What’s more, Cameco’s investments span the entire nuclear fuel cycle, from mining to reactor fuel supply. This comprehensive involvement provides a strategic advantage, allowing the company to capture value at multiple stages of the nuclear fuel production process.
Furthermore, the company has a large and growing pipeline of business opportunities under discussion. This potential for future contracts and expansions suggests that Cameco is well-positioned to capitalize on increasing demand for nuclear energy. So even with shares up 61% in the last year, there is certainly more to come.
Manulife
Next we have Manulife Financial (TSX:MFC), a strong long-term investment for several reasons. Manulife has shown consistent financial strength, with solid earnings and a positive outlook for growth. The company’s market capitalization stands at approximately $66.3 billion, with a price-to-earnings (P/E) ratio of 16.2 and a dividend yield of 4.3%, making it an attractive option for income-focused investors.
Manulife’s strategic expansion into international markets, particularly in Asia, positions it for significant growth. The company’s diversified operations across Canada, the United States, and Asia help mitigate regional risks and capitalize on global opportunities. This diversification is crucial for long-term stability and growth.

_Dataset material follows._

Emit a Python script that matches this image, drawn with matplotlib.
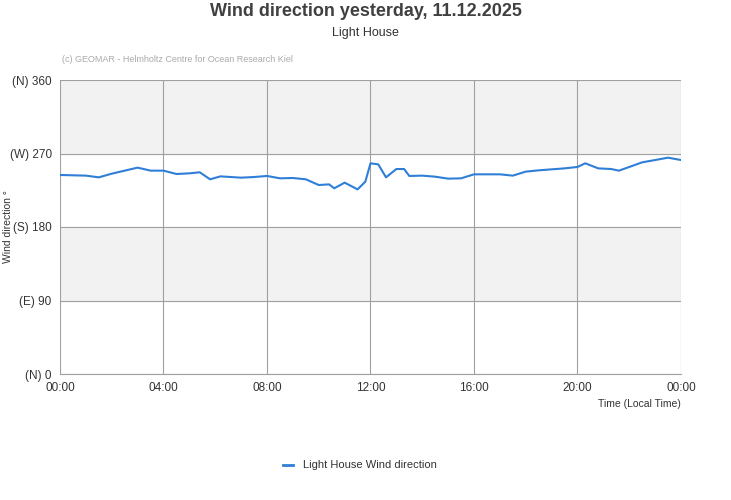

When it comes to cash flow, Manulife is a leading dividend payer with a sustainable payout ratio of 70.2%. The company’s ability to maintain and potentially grow its dividend makes it an appealing choice for investors looking for steady income over the long term.
Topicus
Finally, for those looking for returns and then some, consider Topicus (TSXV:TOI). The company has a promising long-term outlook as well, primarily from its connection to Constellation Software (TSX:CSU).
Topicus benefits from the support of Constellation Software, a highly successful software company. This backing provides Topicus with additional resources, expertise, and credibility in the market. The relationship with Constellation Software enhances Topicus’s growth prospects and strategic positioning.
Yet on its own, Topicus has demonstrated significant growth, with shares increasing by 51% in the past year. This upward trajectory suggests that the company is well-positioned to continue its growth trend. Analysts have noted that Topicus has much room for further growth, making it an attractive option for long-term investors.
Operating primarily in Europe, Topicus serves diverse markets, offering software solutions that enhance efficiency and business value for customers. Plus, it has shown robust financial performance, with consistent earnings growth. Altogether, even with shares up 20% in the last year, it’s a strong stock for a long-term hold.